Granny's Notes - the writing of Sue Gerard

It comes as a surprise to many people that...

It comes as a surprise to many people that a catastrophe in Missouri’s southeast corner had a direct bearing on the early development of Boone County. In 1811 and 1812 the earth shook, rattled and rolled, the river overflowed and changed its course, and when it was over, parts of Missouri, Illinois and Kentucky had crossed each other’s borders. Earthquake! Residents of New Madrid were repeatedly rousted from their beds in the middle of the night to flee from their homes in order to survive. It happened time and time again.

Each time, after the dust settled some homes were gone or beyond repair, broken treasures were relegated to the junk piles and those sturdy pioneers faced a frightening future over which they had no control. Some rebuilt on safer ground. But the quakes kept coming.

President Thomas Jefferson discouraged rebuilding near where earth faults would be likely to shift again. He offered free plots of land near the western edge of Boone County, to those who would move to Central Missouri. Rocheport was similar to New Madrid in several ways. It had rich river bottom land and a port for shipping and receiving supplies. It also had Indians who were usually friendly, tending to their own business. Surprisingly, few of the earthquake victims accepted the free land at first.
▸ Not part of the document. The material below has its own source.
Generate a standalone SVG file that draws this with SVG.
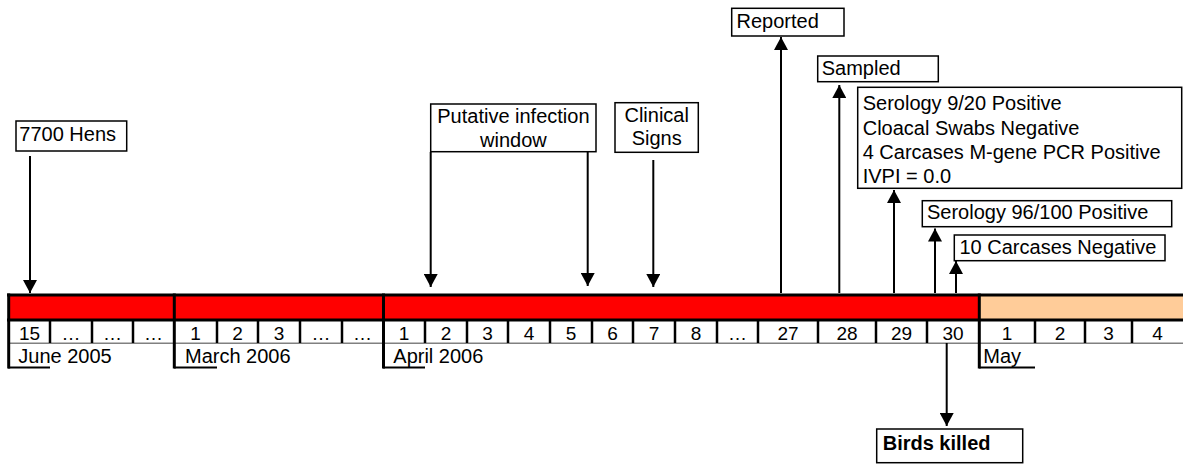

Twenty families loaded what belongings had survived the quakes and headed for “Madrid Locations,” near Rocheport. These victims proved to be intelligent, frugal and “among the best citizens of that time.” Many other families followed a few years later.

As the War of 1812 spread to the frontier, the savages became such a threat that settlers took refuge in the nearby forts. Earthquake victims went to Fort Head, a small fort near where the Boonslick Trail crossed Moniteau Creek. Now known as “Thrall’s Prairie,” their settlement was about four miles north of Rocheport. Among those very first Madrid settlers, Edwin Stephens lists the following: Anderson Woods, Robert Barclay, John Barnes, William Pipes, Absalom Hicks, John Stephenson, Jefferson Fulcher, Jesse Richardson and a family of Bartons.

After the three-year war, settlers who had been "inmates" fled the forts and set about the business of raising crops and improving their homes. In 1818, President Jefferson established a federal land offi~ce in Franklin.

Rocheport was an active settlement but Franklin was the place to be! It had, according to Stephens, attracted “the wealthiest and best families of Kentucky and Virginia who, perceiving the inevitable destiny of that region, purchased large tracts of land.”

In 1818, also, a “cluster” of five or six cabins, called Smithton, had to move down to a lower level in order to get enough water for newcomers. Franklin was a metropolis which had more than 200 buildings including a printing office, newspaper, two academies of learning, a jail, a library, three taverns, a tobacco factory, and many Baptist, Methodist and Presbyterian churches. Suddenly in 1828, as with New Madrid a decade before, Franklin was doomed. A flood swept the metropolis away!

Edwin Stephens wrote this epitaph for the beloved frontier site: "Of Franklin, once the abode of wealth, enterprise and intelligence, not a landmark remains. Where once stirred the busy hum of labor and industry, now flows the placid Missouri River. The roar of waters alone reminds the traveler of the historic spot resting in its bosom."